Hierarchical modeling
Hierarchical models (also called multilevel models), which are used when information is available on several different levels of observational units.
Bayesian inference
We define a prior distribution $p(\theta)$, and a sampling distribution (or data distribution) is given by $p(y|\theta)$, such that the joint probability distribution for $\theta$ and $y$ is obtained as follows:
$$ \begin{aligned} p(\theta,y) = p(\theta|y)p(y) \end{aligned} $$By Baye’s rule:
$$ \begin{aligned} p(\theta|y) = \frac{p(\theta, y)}{p(y)} = \frac{p(y|\theta)p(\theta)}{p(y)} \end{aligned} $$where $p(y) = \sum_y p(y, \theta) = \sum_y p(y|\theta) p(y) = \int_y p(y|\theta) p(y) dy$
An equivalent form is omitting the factor $p(y)$, yielding the unnormalized posterior density:
$$ \begin{aligned} p(\theta|y) \propto p(y|\theta)p(\theta) \end{aligned} $$Prediction
The marginal distribution of $y$ or prior predictive distribution is given by:
$$ \begin{aligned} p(y) = \int p(y, \theta) dy = \int p(y|\theta) p(\theta) d\theta \end{aligned} $$The distribution of $\tilde{y}$ is called the posterior predictive distribution, posterior because it is conditional on the observed $y$ and predictive because it is a prediction for an observable $\tilde{y}$. It is defined as the marginalization of $\tilde{y}$ over $y$.
$$ \begin{aligned} p(\tilde{y}|y) = \int p(\tilde{y}, \theta|y)d\theta \end{aligned} $$We note that the statistical process is also conditioned on the unobservable data $\theta$. Por la propiedad $P(X, Y|Z) = P(X|Y, Z)P(Z)$:
$$ \begin{aligned} = \int p(\tilde{y}|y, \theta)p(\theta|y) d\theta \end{aligned} $$Asumimos independencia condicional entre $y$ y $\tilde{y}$:
$$ \begin{aligned} = \int p(\tilde{y}|\theta)p(\theta|y) d\theta \end{aligned} $$Likelikhood
When regarded as a function of $\theta$, for fixed y $p(y|\theta)$ is the likelihood function.
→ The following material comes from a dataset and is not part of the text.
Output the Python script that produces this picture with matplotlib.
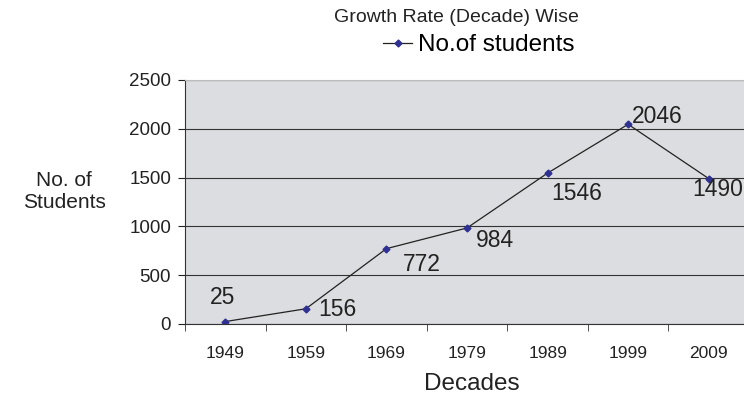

Likelihood and odds ratios
Odds a posteriori:
$$ \begin{aligned} \frac{p(\theta_1|y)}{p(\theta_2|y)} = \frac{\frac{p(y|\theta_1)p(\theta_1)}{p(y)}}{\frac{p(y|\theta_2)p(\theta_2)}{p(y)}} = \frac{p(y|\theta_1)p(\theta_1)}{p(y|\theta_2)p(\theta_2)} \end{aligned} $$Odds a priori:
$$ \begin{aligned} \frac{p(\theta_1)}{p(\theta_2)} \end{aligned} $$Likelihood ratio:
$$ \begin{aligned} \frac{p(\theta_1|y)}{p(\theta_2|y)} \end{aligned} $$Probability theory
The expected value of a continuous random variable $u$ is given by:
$$ \begin{aligned} \mathbb{E}[u] = \int u p(u)du \end{aligned} $$The variance for a continuous random variable $u$ is given by:
$$ \begin{aligned} \mathbb{E}[u] = \int (u - \mathbb{E}[u])^2 p(u)du \end{aligned} $$The expected value of a discrete random variable $u$ is given by:
$$ \begin{aligned} \mathbb{E}[u] = \sum u p(u) \end{aligned} $$The variance for a discrete random variable $u$ is given by:
$$ \begin{aligned} \mathbb{E}[u] = \sum (u - \mathbb{E}[u])^2 p(u) \end{aligned} $$Means and variances of conditional distributions
Given two continuous random variables $u$ and $y$, the mean of $u$ can be obtained by averaging the conditional mean over the marginal distribution of $v$:
$$ \begin{aligned} \mathbb{E}(u) = \int u p(u) du = \int u \left(\int p(u, v)\right) dv du \end{aligned} $$$$ \begin{aligned} = \int \left(\int u p(u|v) du \right) p(v) dv = \int \mathbb{E}_u[u|v] p(v) dv = \mathbb{E}_v[\mathbb{E}_u[u|v]] \end{aligned} $$The corresponding result for the variance:
$$ \begin{aligned} \mathbb{V}[u] = \mathbb{E}[\mathbb{V}[u|v]] - \mathbb{V}[\mathbb{E}[u|v]] \end{aligned} $$Transformation of variables
Suppose $p_u(u)$ is the density of the vector $u$, and we transform to $v = f(u)$, where $v$ has the same number of components as $u$. If $p_u$ is a discrete distribution, and $f$ is a one-to-one function, then the density of $v$ is given by:
$$ \begin{aligned} p_v(v) = p_u(f^{-1}(v)) \end{aligned} $$If $p_u$ is a continuous distribution, and $v = f(u)$ is a one-to-one transformation, then the joint density of the transformed vector is:
$$ \begin{aligned} p_v(v) = |J| p_u(f^{-1}(v)) \end{aligned} $$where $|J|$ is the absolute value of the determinant of the Jacobian of the transformation $u = f^{−1}(v)$ as a function of $v$.